На следующий день очень упорные прения произошли у нас с Оберучевым об обмене на фронте здоровых военнопленных. Переубедить его нам не удалось. Он продолжал считать этот обмен возможным, и в конце Конференции выступил с заявлением, что, хотя он, в виду определенного указания нашего Военного министерства, и присоединяется к нашему заявлению, но по существу его, как представитель революционной демократии, считает возможным его разделить, и по возвращении в Россию постарается добиться пересмотра этого вопроса (кстати, отмечу, что обратно в Россию он не вернулся).

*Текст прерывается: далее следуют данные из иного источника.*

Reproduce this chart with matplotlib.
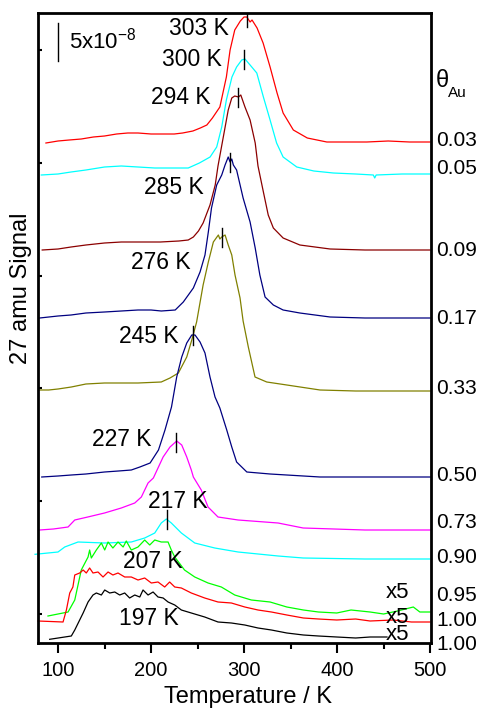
import matplotlib
matplotlib.use('Agg')
import matplotlib.pyplot as plt
import numpy as np

plt.rcParams['font.family'] = ['Liberation Sans', 'DejaVu Sans']
plt.rcParams['mathtext.default'] = 'regular'

# ---------------- data (temperature in K, offset signal in arb. units) ----------------
T_003 = [87, 100, 112, 125, 138, 150, 163, 175, 186, 200, 212, 225, 234, 245, 253, 260, 266, 274, 281, 285,
         290, 296, 300, 303, 306.5, 308.6, 314, 320.5, 328, 335.5, 342, 353, 368, 389, 410, 432, 455, 478, 500]
S_003 = [500, 502, 503, 504, 506, 507, 509, 510, 510, 509, 509, 509, 510, 512, 515, 518, 525, 536, 566, 593,
         613, 622, 626, 626, 621, 623, 615, 600, 576, 550, 530, 513, 505, 501, 501, 501, 502, 501, 501]

T_005 = [82, 100, 114, 130, 150, 168, 186, 204, 222, 240, 252, 263.5, 270.6, 276, 281, 287, 292, 297.5, 301,
         306.5, 313.7, 320.8, 328, 335, 342, 356.7, 375, 396, 420, 439, 440.5, 442, 470, 500]
S_005 = [468, 469, 471, 473, 476, 477, 476, 475, 475, 475, 480, 486, 496, 516, 543, 566, 576, 583, 584,
         578, 570, 546, 523, 500, 486, 476, 472, 470, 469, 468, 465, 468, 469, 469]

T_009 = [83, 100, 114, 130, 150, 168, 186, 210, 230, 240, 245.5, 251, 256, 263.4, 269, 272, 277.7, 283, 286.8,
         290, 294, 296.5, 301, 306.5, 312, 315, 320.8, 326, 331.5, 342, 360, 392.5, 430, 465, 500]
S_009 = [393, 394, 396, 398, 400, 401, 401, 401, 402, 403, 406, 412, 420, 438, 458, 477, 506, 533, 545,
         547, 546, 548, 536, 523, 500, 477, 451, 428, 415, 405, 398, 394, 393, 393, 393]

T_017 = [80.3, 100, 114, 130, 150, 168, 186, 200, 211, 226, 234.7, 245.5, 252.7, 258, 261.6, 265, 270.6, 276,
         279.6, 283, 285, 286.8, 288.5, 292, 294, 299, 306.5, 312, 317, 322.6, 331.5, 342, 360, 392.5, 430,
         465, 500]
S_017 = [325, 327, 328, 330, 331, 332, 333, 333, 332, 333, 341, 355, 371, 388, 411, 435, 458, 468,
         478, 486, 481, 484, 478, 473, 465, 445, 421, 395, 368, 346, 338, 333, 330, 326, 325,
         325, 325]

T_033 = [80.3, 90, 100, 114.3, 130, 150, 168, 186, 211, 220.4, 229.4, 238.4, 243.8, 249, 256, 261.6, 267,
         272.4, 274, 276, 279.6, 283, 286.8, 290.3, 295.7, 299, 304.6, 311.8, 324.4, 346, 381.7, 420, 460, 500]
S_033 = [253, 253, 254, 256, 259, 260, 260, 260, 261, 265, 270, 286, 303, 321, 358, 381, 401,
         408, 404, 406, 408, 398, 388, 368, 345, 322, 296, 266, 261, 258, 253, 252, 252, 252]

T_050 = [82.5, 100, 114.3, 130, 150, 165, 178.8, 188, 199, 208, 215, 222, 227.6, 233, 238.4, 243.8, 247.3,
         252.7, 258, 263.4, 268.8, 274, 281.4, 286.8, 292, 303, 328, 381.7, 440, 500]
S_050 = [166, 167, 168, 169, 171, 172, 173, 176, 180, 193, 213, 236, 266, 286, 300, 308, 308,
         301, 290, 266, 246, 235, 213, 196, 181, 171, 169, 166, 166, 166]

T_073 = [80.3, 95, 110.8, 118, 132, 150, 168, 182.5, 189.6, 196.8, 202.5, 213, 220.4, 227.6, 233, 238.4,
         243.3, 245.5, 254, 261.3, 272, 293.6, 336.6, 363.5, 430, 500]
S_073 = [113, 114, 116, 123, 126, 130, 135, 140, 146, 160, 165, 186, 196, 202, 198, 186,
         173, 166, 153, 136, 126, 123, 120, 115, 113, 113]

T_090 = [75.3, 100, 107.2, 121.5, 150, 178.8, 193.2, 204, 211, 216.5, 221.8, 232.6, 247, 268.5, 293.6, 336.6,
         363.5, 430, 500]
S_090 = [88.7, 91, 96, 101, 100, 101, 105, 110, 120, 124, 120, 110, 100, 95, 91, 87,
         85, 84, 84]

T_095 = [89.2, 110.8, 118, 125, 132.3, 134, 135.8, 141.2, 146.6, 150.2, 153.8, 159, 164.5, 170, 173.4, 178.8,
         186, 193.2, 198.6, 204, 211, 218.3, 221.8, 225.5, 236, 247, 261.3, 275.6, 290, 307.8, 328, 346, 363.8,
         380, 399.7, 415, 435.5, 450, 465, 482, 489, 500]
S_095 = [27, 31, 43, 73, 86, 93, 85, 93, 100, 93, 101, 95, 101, 96, 102, 93,
         96, 103, 98, 103, 101, 101, 93, 86, 73, 66, 60, 56, 48, 43, 41, 36, 33,
         31, 30, 33, 31, 29, 32, 36, 31, 31]

T_100a = [78.5, 105.4, 109, 112.6, 116, 118, 123.3, 127, 130.4, 134, 137.6, 143, 148.4, 153.8, 159, 164.5,
          171.7, 178.8, 186, 193.2, 200.3, 207.5, 214.7, 220, 225.5, 232.6, 243.3, 257.7, 272, 286.4, 300.8,
          315, 329.4, 346, 363.8, 380, 399.7, 420, 435.5, 460, 480, 500]
S_100a = [22, 21, 33, 50, 56, 68, 70, 73, 70, 75, 70, 71, 66, 71, 68, 70,
          66, 66, 63, 65, 60, 61, 56, 61, 56, 55, 50, 45, 41, 40, 36,
          33, 31, 28, 25, 24, 23, 24, 22, 23, 21, 21]

T_100b = [91, 114.3, 118, 123.3, 127, 132.3, 137.6, 141.2, 146.6, 150.2, 155.6, 161, 166.3, 171.7, 177, 182.5,
          187.9, 191.4, 196.8, 202.2, 207.5, 213, 218.3, 225.5, 232.6, 243.3, 257.7, 272, 286.4, 300.8, 315,
          329.4, 346, 363.8, 380, 399.7, 420, 435.5, 453.7]
S_100b = [3.7, 7, 13, 23, 30, 41, 48, 50, 48, 53, 50, 51, 48, 50, 45, 48,
          46, 53, 48, 51, 46, 45, 41, 38, 33, 30, 26, 21, 20, 18, 15,
          13, 10, 8, 7, 6, 5, 6, 6]

coverage_labels = ['0.03', '0.05', '0.09', '0.17', '0.33', '0.50', '0.73', '0.90', '0.95', '1.00', '1.00']
peak_temps = [303, 300, 294, 285, 276, 245, 227, 217, 207, 197]
peak_labels = ['303 K', '300 K', '294 K', '285 K', '276 K', '245 K', '227 K', '217 K', '207 K', '197 K']
marked_peaks = [303, 300, 294, 285, 276, 245, 227, 217]
scale_bar = 37.5   # height of 5x10^-8 in signal units

series = [(T_003, S_003), (T_005, S_005), (T_009, S_009), (T_017, S_017), (T_033, S_033),
          (T_050, S_050), (T_073, S_073), (T_090, S_090), (T_095, S_095), (T_100a, S_100a),
          (T_100b, S_100b)]
colors = ['#ff0000', '#00ffff', '#8b0000', '#000080', '#808000', '#000080', '#ff00ff',
          '#00ffff', '#00ff00', '#ff0000', '#000000']

# ---------------- figure ----------------
W, H = 483, 710
fig = plt.figure(figsize=(W / 100, H / 100), dpi=100)
ax = fig.add_axes([38.3 / W, (H - 643.3) / H, (431 - 38.3) / W, (643.3 - 13.3) / H])
ax.set_xlim(78.8, 501)
ax.set_ylim(-0.3, 629.7)

for (t, s), c in zip(series, colors):
    clip = not (t[0] < 78.8)
    ax.plot(t, s, color=c, lw=0.9, clip_on=clip, solid_joinstyle='round')

# peak markers
for tp, (t, s) in zip(marked_peaks, series[:len(marked_peaks)]):
    yp = np.interp(tp, t, s)
    ax.plot([tp, tp], [yp - 10, yp + 9], color='black', lw=1.0)

# peak labels
label_pos = [(251, 614.7), (244, 583), (232, 546), (225, 455.5), (210, 380),
             (197.5, 306), (169, 203), (229, 141), (202, 82), (198, 24.3)]
for (x, y), lab in zip(label_pos, peak_labels):
    ax.text(x, y, lab, fontsize=16.5, ha='center', va='center')

# x5 labels
for y in [50.5, 25.5, 9]:
    ax.text(465, y, 'x5', fontsize=16, ha='center', va='center')

# scale bar
ax.plot([100.3, 100.3], [582.3, 582.3 + scale_bar], color='black', lw=1.0)
ax.text(112, 602, r'5x10$^{-8}$', fontsize=16, ha='left', va='center')

# right coverage labels
right_y = [141, 169, 250.8, 319, 389, 475.8, 522.5, 557.5, 595.8, 620.8, 644]
for py, lab in zip(right_y, coverage_labels):
    fig.text(436 / W, (H - py) / H, lab, fontsize=15, ha='left', va='center')
fig.text(436 / W, (H - 81) / H, '\u03b8', fontsize=17, ha='left', va='center')
fig.text(448 / W, (H - 93) / H, 'Au', fontsize=11, ha='left', va='center')

# axes styling
for sp in ax.spines.values():
    sp.set_linewidth(2.0)
ax.set_xticks([100, 200, 300, 400, 500])
ax.set_xticks([150, 250, 350, 450], minor=True)
ax.set_yticks([29, 141.8, 254.6, 367.4, 480.2, 593])
ax.set_yticklabels([])
ax.tick_params(axis='x', which='major', direction='out', length=7, width=1.5, labelsize=14.5, pad=6,
               top=False)
ax.tick_params(axis='x', which='minor', direction='out', length=4.5, width=1.5, top=False)
ax.tick_params(axis='y', which='major', direction='in', length=3, width=1.5, right=False)

fig.text(248 / W, (H - 697) / H, 'Temperature / K', fontsize=17, ha='center', va='center')
fig.text(21 / W, (H - 288) / H, '27 amu Signal', fontsize=17, ha='center', va='center', rotation=90)

fig.savefig('out.png', dpi=100)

Переговоры наши с Фридрихом закончились, в общем, мирно, и он предложил Калишевскому обменять сряду по пяти офицеров индивидуально и сверх их предложил еще Калишевскому интернировать Юшу, о котором я считал говорить неудобным. По поводу его у меня был разговор с Фридрихом, который знал Юшу по переписке: жалобы на начальство лагеря было немцами запрещено приносить, поэтому Юша подал Фридриху прошение, в котором спрашивал, правильны ли такие-то и такие-то распоряжения. Написано это прошение было так, что Фридрих не мог наложить на Юшу никакого наказания и, наоборот, должен был признать Юшу правым, почему в разговоре со мной и отозвался очень лестно о его уме.